Quando si approcciano nuovi scenari il rischio di ripetere modelli conosciuti e di creare nuovi stereotipi è sempre in agguato. Talvolta capita anche nell’applicare nuove modalità smart working e work-life balance o nel progettare nuovi ambienti di vita-lavoro, a discapito della carica di reale e profondo cambiamento, anche culturale, e dei vantaggi che queste trasformazioni potrebbero portare.
Così l’idea di “lavoro agile” può essere banalizzata in un poco stimolante “telelavoro da casa”, i concetti di gioco e entertainment in ambito lavorativo si traducono in onnipresenti biliardini, kitchenette e break area negli uffici, la formula collaborazione= innovazione si riduce a innumerevoli spazi di incontro informale, all’esigenza di benessere si risponde con una palestra aziendale, al desiderio di vivere a contatto con la natura con un muro vegetale.
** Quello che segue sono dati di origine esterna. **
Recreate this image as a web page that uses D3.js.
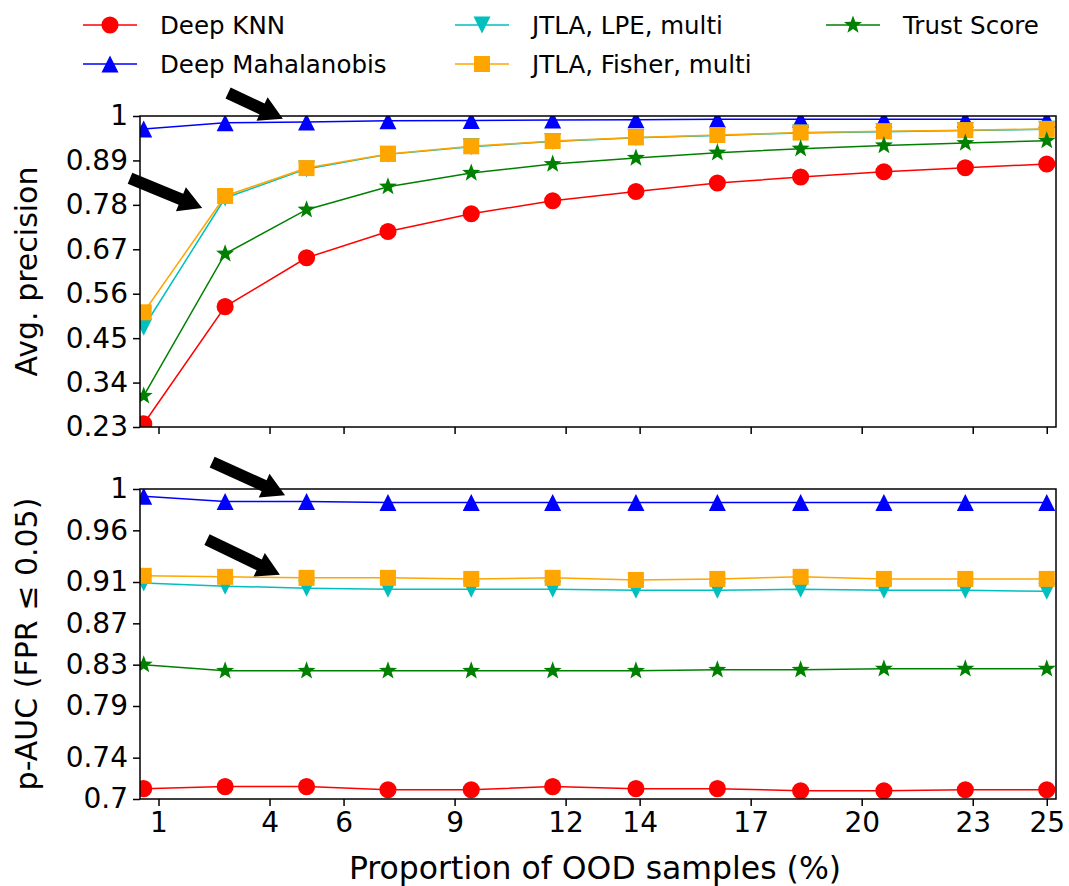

Non dico che queste soluzioni siano sbagliate, però non sono le uniche possibili e non possono essere le soluzioni perfette da applicare in modo indifferenziato in realtà, spazi, aziende con esigenze, identità e obiettivi diversi; altrimenti perdono la loro carica evolutiva e di vitalità trasformandosi in una falsa immagine che non rispecchia l’azienda e nemmeno le persone che ci lavorano.
Studio O+A, intervistato nell’articolo principale di WOW! #15, invita ad adottare una mentalità da start-up, ovvero quella che “porta ad analizzare costantemente le condizioni esistenti, i protocolli e le procedure noti e a interrogarsi”.
Se ognuno di noi provasse a interrogarsi -aziende, progettisti, ma anche workers e istituzioni, insieme in un lavoro di squadra e di coinvolgimento reciproco- forse si potrebbe andare oltre i luoghi comuni e scoprire altre opportunità e “terzi luoghi” inesplorati.
La tecnologia smart ha reso possibile il lavoro agile, ma questo non significa solo isolamento e lavoro individuale (a casa, in treno, in aereo o sulla panchina) fuori dal luogo di lavoro deputato, al contrario il cambiamento più vero e strutturale inizia proprio nell’ufficio che modifica il suo ruolo da semplice “contenitore di lavoratori” a luogo stimolante dove identificarsi, capace di incoraggiare le creatività individuale e la condivisione di conoscenze.
Anche la Collaborazione, parola chiave intorno alla quale si è strutturato il management degli ultimi anni, merita un’analisi più critica, soprattutto per quanto concerne la convinzione che la collaborazione sia alla base dell’innovazione. Recenti studi dimostrano che la vera innovazione, quella che guarda lontano, è un’attività mentale individuale che ha bisogno di concentrazione. A questo proposito ho trovato molto interessante l’articolo “Beyond Collaboration: workplaces that innovate” di Brady Mick che analizza i concetti di collaborazione e innovazione e invita a progettare workspace strutturati in “activity settings” con una varietà e complessità di ambientazioni che permettano al lavoratore di scegliere quella più adatta al tipo di attività che deve svolgere. Il vero nemico dell’innovazione è la paura della complessità.
Editoriale interattivo di Renata Sias, direttore di WOW!